Since bees are social insects that form colonies that contain caste systems, it is easy to compare them to humans living under a monarchical government. It would not be surprising to learn that bees have been compared to humans ever since the Greek ages. No matter what type of government happened to be ruling at a particular time in history, bee colonies have always been considered similar to human societies. What many people from the past did not realize is that most bee species are solitary and not eusocial at all. Most people today are not aware of this fact even today.


When people, past and present, imagine bees they also imagine colonies or hives hanging from trees. In any case, bees are not typically thought of as solitary insects. The most popular and well known bee species is definitely the honeybee. Throughout history honeybees have always been the go-to reference for cooperative communities.

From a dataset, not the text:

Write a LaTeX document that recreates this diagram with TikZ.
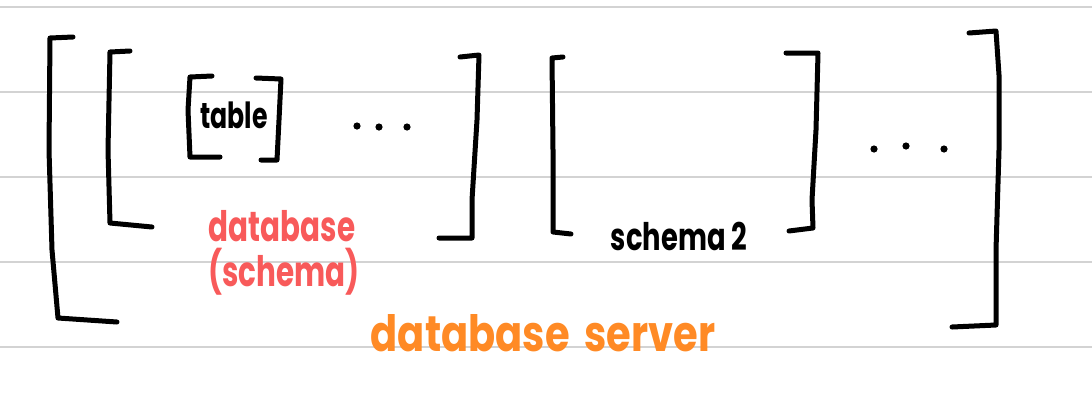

The ancient Greeks considered honeybees to be a natural expression of cooperation and self-sacrifice in nature. For the Greeks, honeybees were virtuous and only concerned with the collective good. Honeybees were considered a sort of moral model that should have been followed by the Greek citizenry. A moral human, much like a bee, should set personal interests aside in favor of bettering the community with altruistic efforts.


During the medieval and early modern period, honeybees were extolled for their industriousness and obedience to the queen. British Citizens who were devoted to the monarch during the sixteenth and seventeenth centuries believed that bees represented the natural state of a monarchy. These royalists would refer to honeybees as evidence of the monarchy’s natural existence, and therefore the monarchy should be respected.


Surprisingly, honeybees were still considered noble insects during the French Revolution when the monarchy was being challenged and democracy was gaining popular support. The beehive was chosen as the symbol of the French Republic and bees were personified as being cooperative and aware of the importance of civic virtue. I am sure you can imagine how bee colonies could be well represented by communist or socialist institutions, which also happened. If you have ever wondered which type of insect is the world’s most popular, then now you should know. However, you would think that the pain of a bee sting would have changed some minds.


Can you think of any ways in which society has portrayed bees in a negative light?